The catalyst for this lengthy tantrum was the chatter that's been going around lately about how friendly Scarborough and Brzezinski appear to be with Trump. Scarborough and Brzezinski seethed on Friday that this narrative has been ginned up by media rivals like CNN who are "humiliated" because "Morning Joe" caught on to the seriousness of Trump's appeal more quickly than they did.
"This is Trump Derangement Syndrome!" Brzezinski exclaimed.
"If you don't stand on top of him with your knees on his chest and stab him in the side of the neck until he bleeds out, it's never going to be enough," Scarborough said.
Poor Joe and Mika, so besieged by the haters. What have they ever done to deserve this kind of slander?
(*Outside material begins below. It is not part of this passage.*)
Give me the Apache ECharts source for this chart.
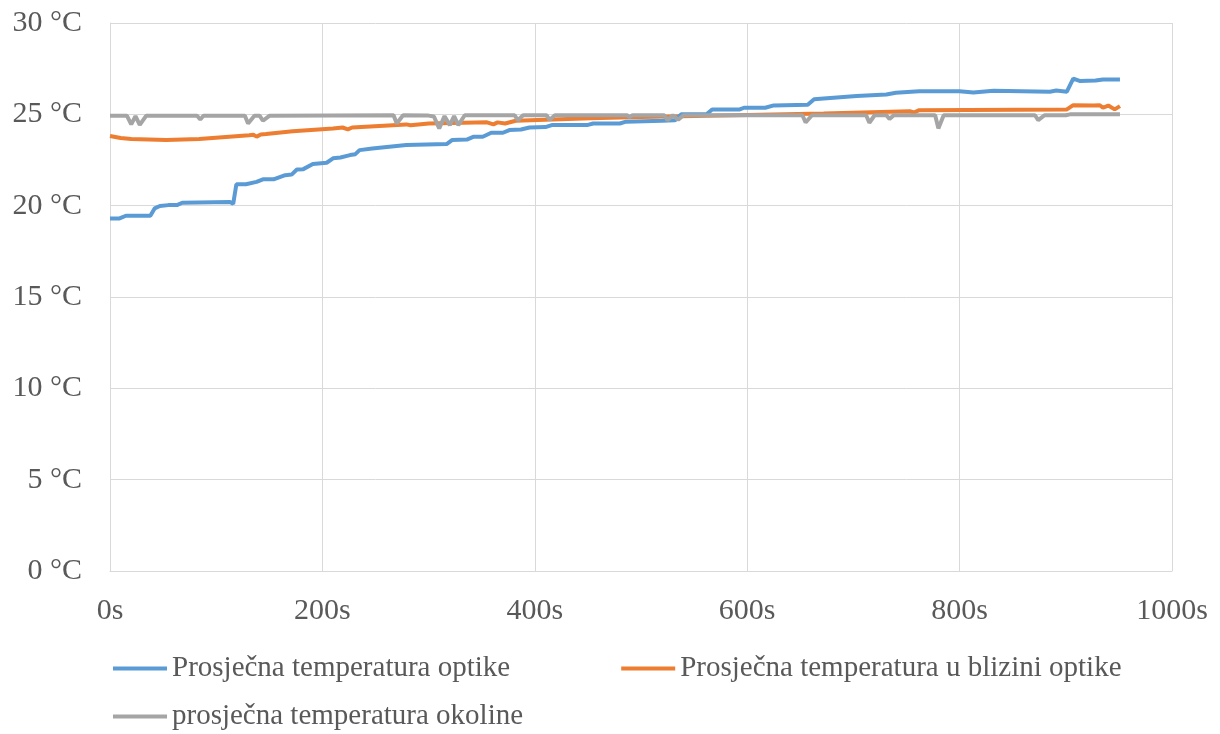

First of all, if you have to take ten minutes out of your news program to yell about how wrong your critics are, you've landed yourself in a bad place. Contrary to what Scarborough and friends might have you believe, these charges are not coming out of nowhere.
It's not just that Trump himself described the "Morning Joe" crew as "supporters" of his recently. It's not just that Scarborough has recounted calling Trump up to give him pointers about how to conduct himself during debates. It's not just that, according to CNN, Scarborough has stayed many times at Trump's resort in Florida.
It's also that the two camps are so obviously friendly on the air. The Washington Post's Erik Wemple, whose dissection of the Trump-Scarborough relationship triggered a particularly acidic response from Scarborough on Friday, compiled a fairly damning montage back in December showing Trump, Scarborough and Brzezinski yukking it up on air, month after month. Scarborough has repeatedly defended Trump against his critics. His clear warmth towards the billionaire candidate has been so pronounced that radio host Hugh Hewitt even speculated that Trump might pick him to be his vice presidential nominee—and Scarborough didn't completely laugh off the idea.
"Oh, I’ll take a weekend at [Trump's resort] Mar-A-Lago," he joked, adding that Trump was "the smartest guy I’ve ever seen in my political life." Such a stinging assault!
Then there was the town hall that Scarborough and Brzezinski did with Trump earlier this week. The overall tone of the session was more like an amiable chat than the serious grilling one might expect or hope for. While both hosts spent minutes on Friday claiming that they were sharp and tough, most observers felt otherwise. Slate called the hourlong event "disgraceful." Wemple noted that Trump's extremist bigotry went virtually unmentioned. It was not a good display of Scarborough and Brzezinski's supposed forensic abilities.
Not that this should be especially surprising. Scarborough has something of a habit of playing favorites, after all. "Morning Joe" was notorious a few years ago for the red carpet it kept rolling out for Chris Christie long after the shine wore off the New Jersey governor. There have also been rumblings about his personal feud with Marco Rubio.
Of course, while "Morning Joe" is certainly a prime example of the clubbiness that defines much of the elite media's relationship to politics, Scarborough isn't the sole villain in this world. Trump's rise has been definitively aided by the unbelievable amount of news coverage given to his every waking thought. His status as instant ratings gold—well, except, ironically, for that "Morning Joe" town hall, which lost to CNN—and his obsessive desire to be interviewed have ensured that, no matter how horrible his views get, he'll have a series of ready platforms waiting for him. Scarborough's problem is that his platform is the coziest one of them all.